Some of the biggest mistakes with IRAs are made after they pass to the second generation of owners. Heirs routinely lose a large percentage of inherited IRAs to unnecessary taxes. The rules are simple. But they aren’t obvious and most heirs don’t know about them or know to ask about them. If you don’t want a large portion or your hard-earned wealth and careful plans wasted, be sure your heirs know how to manage their new IRAs. Here are the key points.
We’ll start with the case when the original owner was not over age 70½ and had not begun RMDs.
The first option for the beneficiary is to begin taking at least annual distributions from the IRA using the beneficiary’s life expectancy. The second option is to distribute 100% of the inherited IRA to the beneficiary by the end of the fifth year following the year of the original owner’s death. The distributions can be taken on any schedule the heir wants. For example, the entire amount could be left in the IRA until the end of the fifth year. Or roughly equal amounts could be taken each year. Or money could be withdrawn as needed, with whatever is left in the IRA distributed by the end of the fifth year.
The first option is best for an heir who wants to use the IRA’s tax deferral for as long as possible. Remember, an amount exceeding the RMD can be withdrawn at any time. The second option is for an heir who doesn’t intend to use the long-term tax deferral of the IRA. The five-year period gives the beneficiary time to search for ways to reduce income taxes on the distributions.
The second case is when the original owner was older than 70½ and had begun required minimum distributions. The first choice again is for the heir to take annual installments over the beneficiary’s life expectancy. The second option does not include a five-year rule. Instead, the heir can continue the original distribution schedule using what would have been the age and life expectancy of the deceased owner. The IRS says that the second method is the default method if the beneficiary does not make a selection or the IRA custodian does not name the other method as the default.

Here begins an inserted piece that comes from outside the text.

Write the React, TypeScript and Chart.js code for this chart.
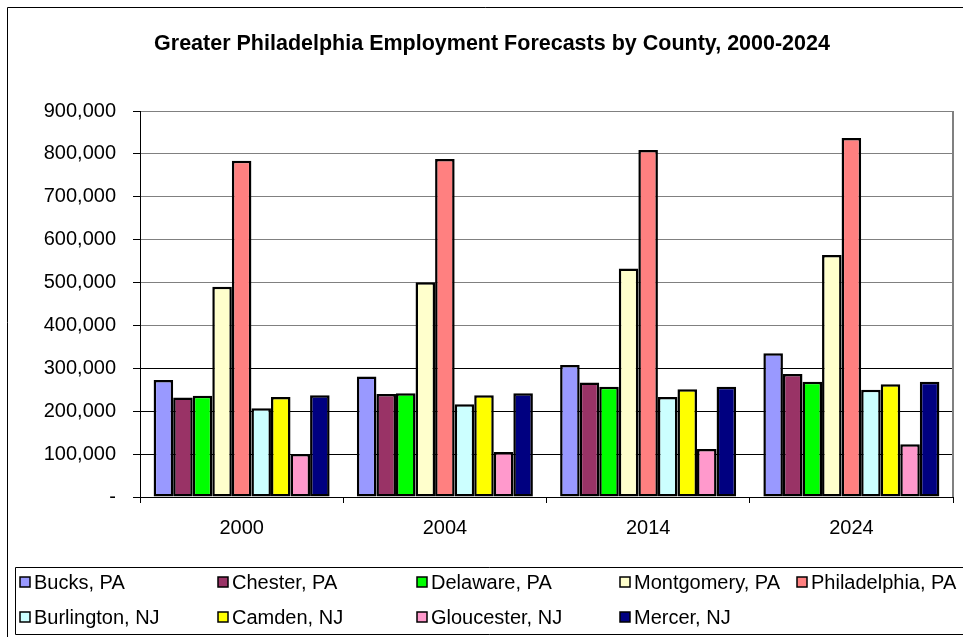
import React, { useEffect, useRef } from "react";
import { Chart, registerables } from "chart.js";

Chart.register(...registerables);

const TITLE = "Greater Philadelphia Employment Forecasts by County, 2000-2024";
const categories = ["2000", "2004", "2014", "2024"];

const seriesNames = [
  "Bucks, PA",
  "Chester, PA",
  "Delaware, PA",
  "Montgomery, PA",
  "Philadelphia, PA",
  "Burlington, NJ",
  "Camden, NJ",
  "Gloucester, NJ",
  "Mercer, NJ",
];

const bucks = [273000, 281000, 308000, 335000];
const chester = [232000, 240000, 267000, 287000];
const delaware = [236000, 242000, 257000, 269000];
const montgomery = [490000, 501000, 533000, 564000];
const philadelphia = [784000, 788000, 809000, 837000];
const burlington = [207000, 216000, 233000, 250000];
const camden = [233000, 237000, 251000, 263000];
const gloucester = [100000, 105000, 112000, 123000];
const mercer = [237000, 242000, 257000, 269000];

const seriesValues = [bucks, chester, delaware, montgomery, philadelphia, burlington, camden, gloucester, mercer];

const colors = [
  "#9999FF",
  "#993366",
  "#00FF00",
  "#FFFFCC",
  "#FF8080",
  "#CCFFFF",
  "#FFFF00",
  "#FF99CC",
  "#000080",
];

const yMax = 900000;
const yStep = 100000;

const FONT = '"Liberation Sans", Arial, sans-serif';

// legend layout (positions only)
const legendCols = [20, 218, 417, 620, 797];
const legendRows = [582, 617];

const decorPlugin = {
  id: "decor",
  afterDraw(chart: any) {
    const ctx = chart.ctx;
    const area = chart.chartArea;
    ctx.save();
    // outer border
    ctx.strokeStyle = "#000";
    ctx.lineWidth = 1;
    ctx.beginPath();
    ctx.moveTo(7.5, 640);
    ctx.lineTo(7.5, 7.5);
    ctx.lineTo(970, 7.5);
    ctx.stroke();
    // plot right border
    ctx.strokeStyle = "#808080";
    ctx.lineWidth = 2;
    ctx.beginPath();
    ctx.moveTo(area.right, area.top);
    ctx.lineTo(area.right, area.bottom);
    ctx.stroke();
    // title
    ctx.fillStyle = "#000";
    ctx.font = `bold 21.5px ${FONT}`;
    ctx.textAlign = "center";
    ctx.textBaseline = "middle";
    ctx.fillText(TITLE, 492, 44);
    // legend box
    ctx.strokeStyle = "#000";
    ctx.lineWidth = 1;
    ctx.beginPath();
    ctx.moveTo(970, 567.5);
    ctx.lineTo(15.5, 567.5);
    ctx.lineTo(15.5, 634.5);
    ctx.lineTo(970, 634.5);
    ctx.stroke();
    // legend entries
    ctx.font = `20px ${FONT}`;
    ctx.textAlign = "left";
    ctx.textBaseline = "middle";
    seriesNames.forEach((name, i) => {
      const row = i < 5 ? 0 : 1;
      const col = i < 5 ? i : i - 5;
      const x = legendCols[col];
      const y = legendRows[row];
      ctx.fillStyle = colors[i];
      ctx.fillRect(x, y - 5, 10, 10);
      ctx.strokeStyle = "#000";
      ctx.lineWidth = 1.5;
      ctx.strokeRect(x, y - 5, 10, 10);
      ctx.fillStyle = "#000";
      ctx.fillText(name, x + 14, y + 1);
    });
    ctx.restore();
  },
};

export default function App() {
  const ref = useRef<HTMLCanvasElement>(null);

  useEffect(() => {
    document.body.style.margin = "0";
    document.body.style.overflow = "hidden";
    const canvas = ref.current;
    if (!canvas) return;
    const chart = new Chart(canvas, {
      type: "bar",
      data: {
        labels: categories,
        datasets: seriesNames.map((name, i) => ({
          label: name,
          data: seriesValues[i],
          backgroundColor: colors[i],
          borderColor: "#000",
          borderWidth: 2.5,
          borderSkipped: false,
          barPercentage: 1,
          categoryPercentage: 0.866,
        })),
      },
      options: {
        responsive: false,
        animation: false,
        devicePixelRatio: 1,
        layout: { padding: { left: 0, right: 10, top: 111, bottom: 100 } },
        plugins: {
          legend: { display: false },
          title: { display: false },
          tooltip: { enabled: false },
        },
        scales: {
          x: {
            grid: {
              display: true,
              drawOnChartArea: false,
              drawTicks: true,
              tickLength: 6,
              tickColor: "#000",
              offset: true,
            },
            border: { color: "#000", width: 1 },
            ticks: { color: "#000", font: { family: FONT, size: 20 }, padding: 13 },
            afterFit: (s: any) => {
              s.height = 40;
            },
          },
          y: {
            min: 0,
            max: yMax,
            ticks: {
              stepSize: yStep,
              color: "#000",
              font: { family: FONT, size: 20 },
              padding: 17,
              callback: (v: any) => (Number(v) === 0 ? "-" : Number(v).toLocaleString("en-US")),
            },
            grid: {
              color: (c: any) => (c.tick && c.tick.value > 300000 ? "#808080" : "#000"),
              tickColor: "#000",
              tickLength: 7,
              lineWidth: 1,
            },
            border: { color: "#000", width: 1 },
            afterFit: (s: any) => {
              s.width = 140;
            },
          },
        },
      },
      plugins: [decorPlugin],
    });
    return () => chart.destroy();
  }, []);

  return (
    <div style={{ width: 963, height: 637, background: "#fff" }}>
      <canvas ref={ref} width={963} height={637} style={{ display: "block", width: 963, height: 637 }} />
    </div>
  );
}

Suppose someone left a large estate with an IRA. The estate tax accountant computes that the IRA was responsible for 36.7% of the estate tax paid, and that the IRA’s share of the estate tax was $175,000. When the beneficiary takes distributions from the IRA, a miscellaneous itemized deduction (not subject to the 2% floor) of 36.7% of each distribution is allowed. This continues until the beneficiary has deducted a total of $175,000 over the years.
The estate tax accountant should determine the data for the deduction. Details can be found in the IRS Publication 559, Survivors, Executors, and Administrators available free on the IRS web site, www.irs.gov.
The way to take advantage of this provision is for you to name both primary and contingent beneficiaries. After your heirs and executor decide who should inherit, those who are ahead of that person in the beneficiary chain can disclaim their interests.
There is a procedure in the tax law for making qualified disclaimers. Your heirs and executor should be aware of your intentions and this process, and you should give the executor guidelines for making the decision and advising the beneficiaries. April 2007.